There are often indigenous people living on the land who have been there
for many generations. Examples would include American Indian tribes
and the Aboriginal people of Australia. Some indigenous people choose
to integrate with the greater nation; others do not. In some cases,
national governments will recognize the rights of groups to live apart
as autonomous, largely self-governing communities. Land sometimes is
set aside as a reserve or reservation for such purposes. The agreement
between the indigenous group leaders and the national government may
take the form of a treaty. Since the ability to sign a treaty is an
act of sovereignty, the national state is at least partially acknowledging
the autonomous claims of the group. And yet whatever accommodation is
to be made must be incorporated into plans for the national state.
Ideally, national cohabitation can function effectively with both the
interests of the indigenous people and the broader society being served.
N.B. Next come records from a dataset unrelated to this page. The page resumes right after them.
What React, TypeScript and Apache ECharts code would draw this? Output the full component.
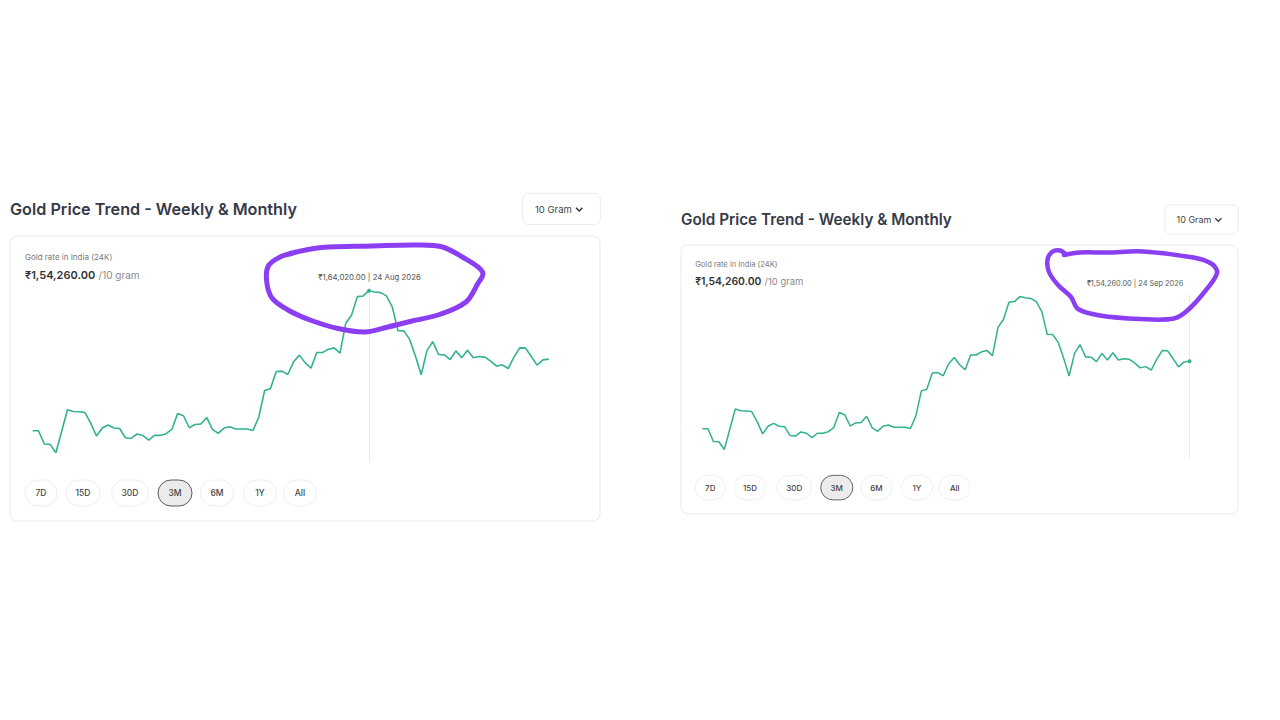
import React, { useEffect, useRef } from "react";
import * as echarts from "echarts";

// ---------- data ----------
const MONTHS = ["Jan", "Feb", "Mar", "Apr", "May", "Jun", "Jul", "Aug", "Sep", "Oct", "Nov", "Dec"];
const START_DATE = Date.UTC(2026, 5, 27); // 27 Jun 2026, daily points for 3M view
const DAY_COUNT = 90;
const dates: string[] = [];
for (let i = 0; i < DAY_COUNT; i++) {
  const d = new Date(START_DATE + i * 86400000);
  dates.push(`${d.getUTCDate()} ${MONTHS[d.getUTCMonth()]} ${d.getUTCFullYear()}`);
}

// Gold rate in India (24K), ₹ per 10 gram
const prices: number[] = [
  144060, 144060, 142160, 142110, 140930, 143990, 147050, 146800, 146760, 146660,
  145150, 143300, 144440, 144870, 144440, 144380, 143060, 142960, 143590, 143390,
  142730, 143390, 143390, 143630, 144240, 146520, 146190, 144480, 144950, 145010,
  145950, 144240, 143670, 144440, 144630, 144300, 144300, 144300, 144100, 146010,
  149790, 150030, 152500, 152550, 152070, 153880, 154830, 153730, 152980, 155200,
  155200, 155680, 155870, 155110, 159380, 160560, 163170, 163270, 164020, 163840,
  163740, 163270, 161750, 158330, 158290, 157110, 154730, 152030, 155480, 156760,
  154920, 154870, 154200, 155440, 154450, 155540, 154450, 154630, 154550, 153980,
  153260, 153450, 152920, 154550, 155870, 155830, 154630, 153410, 154160, 154260,
];

const rangeButtons: string[] = ["7D", "15D", "30D", "3M", "6M", "1Y", "All"];
const selectedRange = "3M";
const TITLE = "Gold Price Trend - Weekly & Monthly";
const UNIT_LABEL = "10 Gram";
const SUBTITLE = "Gold rate in India (24K)";
const UNIT_SUFFIX = "/10 gram";
const focusIndices: number[] = [58, 89]; // hovered points in the two screenshots

// ---------- helpers ----------
function fmtINR(n: number): string {
  const [intPart, dec] = n.toFixed(2).split(".");
  const last3 = intPart.slice(-3);
  let rest = intPart.slice(0, -3);
  const groups: string[] = [];
  while (rest.length > 2) {
    groups.unshift(rest.slice(-2));
    rest = rest.slice(0, -2);
  }
  if (rest.length) groups.unshift(rest);
  return "₹" + (groups.length ? groups.join(",") + "," : "") + last3 + "." + dec;
}

const GREEN = "#33b28b";
const PURPLE = "#8b3ef2";
const FONT = "Inter, 'Noto Sans', sans-serif";

// layout (relative to card origin, in the left screenshot's scale)
const BTN_CX = [31, 73, 120, 165, 207, 250, 290];
const BTN_W = [32, 34, 37, 34, 33, 33, 33];

const panels = [
  { ox: 10, oy: 236, s: 1, focus: focusIndices[0], tipX: 359.5 },
  { ox: 681, oy: 245, s: 0.944, focus: focusIndices[1], tipX: 481 },
];

const loops = [
  {
    w: 5,
    pts: [
      [290, 253.5], [321.7, 247.5], [371.7, 246], [415, 245], [441.7, 246.7], [461.7, 256.7],
      [482.5, 272], [477, 285], [466, 302], [441, 314], [410, 321.5], [388, 327], [365, 332],
      [338, 328.5], [310, 320], [288, 310], [272, 298], [266.7, 281.7], [268.3, 266], [280, 257],
      [292, 253.5],
    ],
  },
  {
    w: 4.5,
    pts: [
      [1064, 255], [1080, 252.5], [1106.7, 252.5], [1143.3, 251.5], [1193.3, 257.5], [1212, 264],
      [1217, 273], [1206, 290], [1188, 310], [1174, 318.5], [1140, 319], [1100, 315.5],
      [1078, 309], [1071, 297], [1058, 285], [1049, 272], [1047.5, 260], [1052, 252],
      [1060, 250.5], [1066, 254.5],
    ],
  },
];

function panelGraphic(p: { ox: number; oy: number; s: number; focus: number; tipX: number }) {
  const children: any[] = [
    {
      type: "rect",
      shape: { x: 0, y: 0, width: 590, height: 285, r: 7 },
      style: { fill: "#ffffff", stroke: "#e9e9ec", lineWidth: 1 },
    },
    {
      type: "text",
      x: 0,
      y: -27,
      style: {
        text: TITLE, fontSize: 16.2, fontWeight: 600, fontFamily: FONT, fill: "#363a48",
        align: "left", verticalAlign: "middle",
      },
    },
    {
      type: "rect",
      shape: { x: 512.7, y: -42.4, width: 77.7, height: 31, r: 6 },
      style: { fill: "#ffffff", stroke: "#ebebed", lineWidth: 1 },
    },
    {
      type: "text",
      x: 525,
      y: -26.5,
      style: {
        text: UNIT_LABEL, fontSize: 9.5, fontFamily: FONT, fill: "#444",
        align: "left", verticalAlign: "middle",
      },
    },
    {
      type: "polyline",
      shape: { points: [[566, -28.3], [569.2, -25], [572.4, -28.3]] },
      style: { stroke: "#333", lineWidth: 1.4, fill: null },
    },
    {
      type: "text",
      x: 15,
      y: 21,
      style: {
        text: SUBTITLE, fontSize: 8, fontFamily: FONT, fill: "#7a7a7a",
        align: "left", verticalAlign: "middle",
      },
    },
    {
      type: "text",
      x: 15,
      y: 39,
      style: {
        text: `{a|${fmtINR(prices[prices.length - 1])}} {b|${UNIT_SUFFIX}}`,
        fontFamily: FONT,
        align: "left",
        verticalAlign: "middle",
        rich: {
          a: { fontSize: 11, fontWeight: 600, fill: "#333", fontFamily: FONT },
          b: { fontSize: 10, fill: "#8a8a8a", fontFamily: FONT },
        },
      },
    },
    {
      type: "text",
      x: p.tipX,
      y: 40.7,
      style: {
        text: `${fmtINR(prices[p.focus])} | ${dates[p.focus]}`,
        fontSize: 7.8, fontFamily: FONT, fill: "#555",
        align: "center", verticalAlign: "middle",
      },
    },
  ];
  rangeButtons.forEach((label, i) => {
    const sel = label === selectedRange;
    children.push({
      type: "rect",
      shape: { x: BTN_CX[i] - BTN_W[i] / 2, y: 244, width: BTN_W[i], height: 26, r: 13 },
      style: { fill: sel ? "#ececef" : "#ffffff", stroke: sel ? "#5a5a5a" : "#eeeeee", lineWidth: 1 },
    });
    children.push({
      type: "text",
      x: BTN_CX[i],
      y: 257,
      style: {
        text: label, fontSize: 8.5, fontWeight: 500, fontFamily: FONT, fill: "#444",
        align: "center", verticalAlign: "middle",
      },
    });
  });
  return { type: "group", x: p.ox, y: p.oy, scaleX: p.s, scaleY: p.s, children };
}

export default function App() {
  const ref = useRef<HTMLDivElement>(null);
  useEffect(() => {
    if (!ref.current) return;
    const chart = echarts.init(ref.current, undefined, { renderer: "svg" });
    const option: any = {
      animation: false,
      backgroundColor: "#ffffff",
      grid: panels.map((p) => ({
        left: p.ox + 22.7 * p.s,
        top: p.oy + 52 * p.s,
        width: 516 * p.s,
        height: 174 * p.s,
      })),
      xAxis: panels.map((_, i) => ({
        type: "category", gridIndex: i, data: dates, boundaryGap: false, show: false,
      })),
      yAxis: panels.map((_, i) => ({
        type: "value", gridIndex: i, min: 139600, max: 164400, show: false,
      })),
      series: panels.map((p, i) => ({
        type: "line",
        xAxisIndex: i,
        yAxisIndex: i,
        data: prices,
        showSymbol: false,
        silent: true,
        lineStyle: { color: GREEN, width: 1.6 * p.s },
        itemStyle: { color: GREEN },
        markLine: {
          silent: true,
          symbol: ["none", "none"],
          label: { show: false },
          lineStyle: { color: "#ebebeb", width: 1, type: "solid" },
          data: [{ xAxis: dates[p.focus] }],
        },
        markPoint: {
          symbol: "circle",
          symbolSize: 4 * p.s,
          itemStyle: { color: GREEN },
          label: { show: false },
          data: [{ coord: [dates[p.focus], prices[p.focus]] }],
        },
      })),
      graphic: [
        ...panels.map((p) => panelGraphic(p)),
        ...loops.map((l) => ({
          type: "polyline",
          z: 100,
          shape: { points: l.pts, smooth: 0.35 },
          style: { stroke: PURPLE, lineWidth: l.w, fill: null, lineCap: "round", lineJoin: "round" },
        })),
      ],
    };
    chart.setOption(option);
    return () => chart.dispose();
  }, []);
  return (
    <div
      ref={ref}
      style={{ position: "absolute", left: 0, top: 0, width: 1280, height: 720, background: "#fff" }}
    />
  );
}
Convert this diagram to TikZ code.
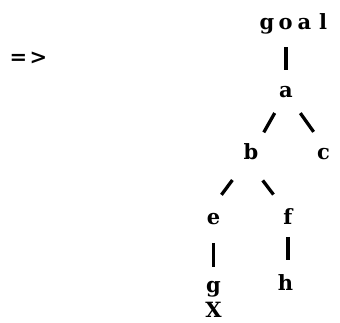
\documentclass[tikz,border=0pt]{standalone}
\usepackage{fontspec}
\newfontfamily\twfont{DejaVu Serif}
\begin{document}
\begin{tikzpicture}[x=1pt,y=-1pt,
  lbl/.style={font=\twfont\bfseries\fontsize{21}{21}\selectfont, inner sep=0pt, text height=10pt, text depth=0pt, anchor=base},
  conn/.style={line width=3.3pt}]
\useasboundingbox (0,0) rectangle (340,323);
\node[lbl] (arrow) at (28.5,65) {\makebox[20pt]{=}\makebox[20pt]{>}};
\node[lbl] (goal) at (295,30) {\makebox[18.7pt]{g}\makebox[18.7pt]{o}\makebox[18.7pt]{a}\makebox[18.7pt]{l}};
\node[lbl] (a) at (286,98) {a};
\node[lbl] (b) at (251,160) {b};
\node[lbl] (c) at (323.5,160) {c};
\node[lbl] (e) at (213.5,225) {e};
\node[lbl] (f) at (288,225) {f};
\node[lbl] (g) at (213.5,292) {g};
\node[lbl] (h) at (285.5,290) {h};
\node[lbl] (x) at (213.5,317) {X};
\draw[conn, shorten <=17pt, shorten >=23pt] (goal.south -| a) -- (a.center);
\draw[conn, shorten <=23pt, shorten >=26pt] (a.center) -- (b.center);
\draw[conn, shorten <=24.7pt, shorten >=28.4pt] (a.center) -- (c.east);
\draw[conn, shorten <=31.2pt, shorten >=24.9pt] (b.center) -- (e.north west);
\draw[conn, shorten <=31.9pt, shorten >=31.9pt] (b.west) -- (f.east);
\draw[conn, shorten <=23pt, shorten >=20pt] (e.center) -- (g.center);
\draw[conn, shorten <=17pt, shorten >=25pt] (f.center) -- (f |- h.center);
\end{tikzpicture}
\end{document}
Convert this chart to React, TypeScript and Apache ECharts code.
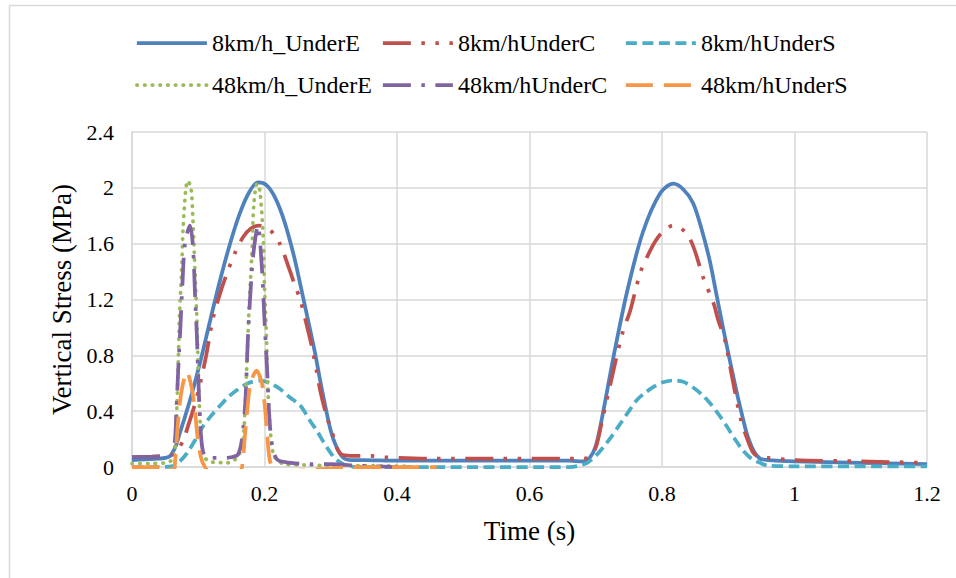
import React, { useEffect, useRef } from "react";
import * as echarts from "echarts";

// ---- axis ranges / ticks ----
const timeMin = 0;
const timeMax = 1.2;
const timeStep = 0.2;
const stressMin = 0;
const stressMax = 2.4;
const stressStep = 0.4;

// ---- series names ----
const seriesNames = [
  "8km/h_UnderE",
  "8km/hUnderC",
  "8km/hUnderS",
  "48km/h_UnderE",
  "48km/hUnderC",
  "48km/hUnderS",
];

// ---- data: [time (s), vertical stress (MPa)] ----
const speed8UnderE: [number, number][] = [
  [0, 0.05], [0.02, 0.055], [0.04, 0.06], [0.05, 0.065], [0.058, 0.08], [0.066, 0.15],
  [0.072, 0.24], [0.08, 0.36], [0.09, 0.52], [0.1026, 0.745], [0.118, 1.05], [0.133, 1.34],
  [0.148, 1.6], [0.163, 1.82], [0.177, 1.97], [0.19, 2.04], [0.203, 2.02], [0.216, 1.93],
  [0.23, 1.76], [0.245, 1.5], [0.258, 1.22], [0.269, 0.98], [0.277, 0.8], [0.284, 0.62],
  [0.292, 0.43], [0.3, 0.26], [0.308, 0.15], [0.318, 0.07], [0.33, 0.05], [0.35, 0.05],
  [0.4, 0.045], [0.5, 0.045], [0.6, 0.045], [0.66, 0.045], [0.68, 0.04], [0.69, 0.06],
  [0.7, 0.15], [0.711, 0.39], [0.726, 0.77], [0.747, 1.25], [0.771, 1.68], [0.797, 1.96],
  [0.817, 2.03], [0.832, 1.99], [0.847, 1.89], [0.86, 1.7], [0.872, 1.48], [0.882, 1.24],
  [0.892, 1.0], [0.903, 0.75], [0.913, 0.53], [0.921, 0.37], [0.928, 0.24], [0.938, 0.12],
  [0.948, 0.06], [0.96, 0.05], [1.0, 0.04], [1.1, 0.03], [1.2, 0.02],
];

const speed8UnderC: [number, number][] = [
  [0, 0.07], [0.03, 0.075], [0.05, 0.08], [0.06, 0.09], [0.07, 0.13], [0.078, 0.2],
  [0.085, 0.3], [0.095, 0.45], [0.103, 0.6], [0.112, 0.8], [0.122, 1.06], [0.134, 1.26],
  [0.142, 1.37], [0.155, 1.53], [0.168, 1.65], [0.18, 1.71], [0.192, 1.73], [0.208, 1.7],
  [0.223, 1.6], [0.238, 1.41], [0.246, 1.3], [0.254, 1.2], [0.262, 1.05], [0.272, 0.85],
  [0.279, 0.68], [0.284, 0.55], [0.294, 0.36], [0.302, 0.25], [0.309, 0.14], [0.316, 0.09],
  [0.33, 0.08], [0.36, 0.08], [0.38, 0.07], [0.45, 0.06], [0.55, 0.06], [0.65, 0.06],
  [0.68, 0.06], [0.69, 0.07], [0.7, 0.14], [0.709, 0.32], [0.729, 0.74], [0.741, 0.97],
  [0.752, 1.12], [0.767, 1.39], [0.777, 1.5], [0.789, 1.61], [0.8, 1.68], [0.817, 1.73],
  [0.836, 1.68], [0.848, 1.57], [0.862, 1.36], [0.878, 1.17], [0.885, 1.05], [0.895, 0.91],
  [0.906, 0.64], [0.918, 0.36], [0.928, 0.21], [0.938, 0.1], [0.948, 0.07], [0.96, 0.065],
  [1.0, 0.05], [1.1, 0.04], [1.2, 0.03],
];

const speed8UnderS: [number, number][] = [
  [0, 0], [0.04, 0], [0.06, 0.005], [0.07, 0.03], [0.083, 0.1], [0.095, 0.19], [0.107, 0.29],
  [0.12, 0.37], [0.133, 0.44], [0.145, 0.5], [0.158, 0.55], [0.175, 0.6], [0.193, 0.62],
  [0.208, 0.6], [0.223, 0.56], [0.238, 0.5], [0.254, 0.44], [0.269, 0.33], [0.279, 0.26],
  [0.289, 0.18], [0.3, 0.1], [0.309, 0.05], [0.324, 0.01], [0.34, 0], [0.5, 0], [0.66, 0],
  [0.675, 0.01], [0.687, 0.03], [0.7, 0.08], [0.711, 0.14], [0.724, 0.22], [0.737, 0.31],
  [0.75, 0.4], [0.762, 0.48], [0.774, 0.53], [0.786, 0.57], [0.8, 0.605], [0.817, 0.62],
  [0.832, 0.61], [0.847, 0.57], [0.86, 0.52], [0.872, 0.46], [0.885, 0.38], [0.898, 0.29],
  [0.91, 0.2], [0.922, 0.12], [0.935, 0.06], [0.948, 0.03], [0.96, 0.01], [1.0, 0.005],
  [1.2, 0.005],
];

const speed48UnderE: [number, number][] = [
  [0, 0.025], [0.03, 0.025], [0.05, 0.03], [0.06, 0.05], [0.065, 0.14], [0.068, 0.46],
  [0.07, 0.79], [0.072, 1.12], [0.075, 1.41], [0.077, 1.7], [0.081, 1.98], [0.084, 2.05],
  [0.089, 2.0], [0.092, 1.77], [0.095, 1.41], [0.098, 1.05], [0.1, 0.69], [0.103, 0.31],
  [0.107, 0.1], [0.113, 0.05], [0.122, 0.035], [0.143, 0.03], [0.155, 0.05], [0.166, 0.14],
  [0.171, 0.46], [0.174, 0.82], [0.177, 1.17], [0.181, 1.53], [0.184, 1.89], [0.189, 2.03],
  [0.193, 1.98], [0.198, 1.65], [0.2, 1.29], [0.203, 0.93], [0.205, 0.57], [0.209, 0.25],
  [0.213, 0.1], [0.219, 0.05], [0.23, 0.02], [0.26, 0.015], [0.3, 0.01], [0.35, 0.01],
  [0.42, 0.005],
];

const speed48UnderC: [number, number][] = [
  [0, 0.07], [0.03, 0.07], [0.05, 0.075], [0.058, 0.08], [0.062, 0.1], [0.065, 0.2],
  [0.067, 0.4], [0.07, 0.72], [0.073, 1.0], [0.076, 1.3], [0.08, 1.6], [0.0875, 1.73],
  [0.092, 1.58], [0.095, 1.25], [0.098, 0.93], [0.1, 0.64], [0.103, 0.31], [0.106, 0.14],
  [0.11, 0.08], [0.118, 0.065], [0.137, 0.065], [0.15, 0.07], [0.16, 0.09], [0.166, 0.2],
  [0.171, 0.46], [0.175, 0.93], [0.181, 1.41], [0.185, 1.6], [0.19, 1.73], [0.196, 1.43],
  [0.2, 1.05], [0.204, 0.69], [0.208, 0.31], [0.213, 0.12], [0.22, 0.05], [0.24, 0.03],
  [0.27, 0.02], [0.3, 0.02], [0.34, 0.01], [0.4, 0],
];

const speed48UnderS: [number, number][] = [
  [0, 0], [0.03, 0], [0.055, 0], [0.062, -0.05], [0.066, 0.1], [0.07, 0.35], [0.075, 0.55],
  [0.083, 0.68], [0.09, 0.57], [0.095, 0.41], [0.099, 0.21], [0.104, 0.07], [0.11, 0.0],
  [0.12, -0.05], [0.155, -0.05], [0.165, -0.02], [0.17, 0.2], [0.174, 0.41], [0.179, 0.6],
  [0.188, 0.69], [0.196, 0.6], [0.2, 0.46], [0.204, 0.24], [0.208, 0.05], [0.215, -0.02],
  [0.23, -0.03], [0.3, -0.01], [0.35, 0], [0.46, 0],
];

const seriesData = [
  speed8UnderE,
  speed8UnderC,
  speed8UnderS,
  speed48UnderE,
  speed48UnderC,
  speed48UnderS,
];

// ---- styling ----
const colors = ["#4F81BD", "#C0504D", "#4BACC6", "#9BBB59", "#8064A2", "#F79646"];
const dashes: (number[] | "solid")[] = [
  "solid",
  [28, 10.5, 3.5, 10.5, 3.5, 10.5],
  [11, 5.5],
  [0.5, 7.2],
  [28, 10.5, 3.5, 10.5],
  [27, 11],
];
const caps = ["butt", "butt", "butt", "round", "butt", "butt"];
const legendPos = [
  [135, 31],
  [381, 31],
  [624, 31],
  [135, 73],
  [381, 73],
  [624, 73],
];

const FONT = "Liberation Serif";

export default function App() {
  const ref = useRef<HTMLDivElement>(null);

  useEffect(() => {
    if (!ref.current) return;
    const chart = echarts.init(ref.current, undefined, { renderer: "svg" });

    const option: any = {
      animation: false,
      backgroundColor: "#ffffff",
      textStyle: { fontFamily: FONT },
      graphic: [
        {
          type: "rect",
          shape: { x: 9.5, y: 5.5, width: 2000, height: 2000 },
          style: { fill: "none", stroke: "#d9d9d9", lineWidth: 1.5 },
          silent: true,
          z: -10,
        },
      ],
      legend: seriesNames.map((name, i) => ({
        data: [name],
        left: legendPos[i][0],
        top: legendPos[i][1],
        padding: 0,
        itemWidth: 70,
        itemHeight: 14,
        selectedMode: false,
        itemStyle: { opacity: 0 },
        lineStyle: {
          color: colors[i],
          width: 3.75,
          type: dashes[i],
          cap: caps[i],
        },
        textStyle: {
          fontFamily: FONT,
          fontSize: 24,
          color: "#000",
          lineHeight: 24,
        },
      })),
      grid: { left: 132, right: 29, top: 132, bottom: 111, containLabel: false },
      xAxis: {
        type: "value",
        min: timeMin,
        max: timeMax,
        interval: timeStep,
        name: "Time (s)",
        nameLocation: "middle",
        nameGap: 50,
        nameTextStyle: { fontFamily: FONT, fontSize: 27, color: "#000" },
        axisLine: { show: true, lineStyle: { color: "#d9d9d9", width: 1.5 } },
        axisTick: { show: false },
        axisLabel: { fontFamily: FONT, fontSize: 22, color: "#000", margin: 15 },
        splitLine: { show: true, lineStyle: { color: "#d9d9d9", width: 1.5 } },
      },
      yAxis: {
        type: "value",
        min: stressMin,
        max: stressMax,
        interval: stressStep,
        name: "Vertical Stress (MPa)",
        nameLocation: "middle",
        nameGap: 56,
        nameTextStyle: { fontFamily: FONT, fontSize: 27, color: "#000" },
        axisLine: { show: true, lineStyle: { color: "#d9d9d9", width: 1.5 } },
        axisTick: { show: false },
        axisLabel: { fontFamily: FONT, fontSize: 22, color: "#000", margin: 18 },
        splitLine: { show: true, lineStyle: { color: "#d9d9d9", width: 1.5 } },
      },
      series: seriesNames.map((name, i) => ({
        name,
        type: "line",
        data: seriesData[i],
        showSymbol: false,
        symbol: "none",
        smooth: 0.3,
        clip: true,
        color: colors[i],
        itemStyle: { color: colors[i] },
        lineStyle: {
          color: colors[i],
          width: 3.75,
          type: dashes[i],
          cap: caps[i],
        },
        z: 2 + i,
      })),
    };

    chart.setOption(option);
    return () => chart.dispose();
  }, []);

  return (
    <div
      ref={ref}
      style={{ position: "fixed", left: 0, top: 0, width: 956, height: 578, background: "#fff" }}
    />
  );
}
But few governing issues go that smoothly. The American Indian Movement
(AIM) has voiced complaints about the policies and behavior of federal
officials in the United States. Government officials may not always
respect religious practices, burial customs, language preferences, communal
property agreements, and other features of a group’s traditional
culture. Complaints about compensation for expropriated lands and the
violation of human rights have led to conflict in South and Central
America, parts of sub-Saharan Africa, and Southeast Asia. The rights
of ethnic and linguistic minorities are not always secure, even when
treaty law is in place to protect them. Indigenous peoples are always
on guard to protect their limited sovereignty and their native traditions
and rights. Perhaps the treaty route is a “useful fiction”
that enables both parties to achieve some of what they want within a
national context that both can abide.
E. Conclusions About
the Rule of Law
Constitutional law, statutory law, and special treaties provide a required
code of behavior that restrains government officials and private citizens
from encroaching on citizens’ rights. The equal protection of
the law is something that each citizen must be able to rely upon whether
one is a descendant of founders, a life-long citizen, an immigrant newcomer,
or an indigenous resident. The potential tyranny of government officials
or of voter majorities can only be counterbalanced by codified respect
for minority and individual rights. If a neutral judiciary can impartially
apply a law of civil protections, then the national state comes to be
founded on law rather than shared ethnic identity. Since we cannot expect
modern national states to be homogeneous in an era of worldwide mobility,
then we best hope that the primacy of the rule of law can bind us together.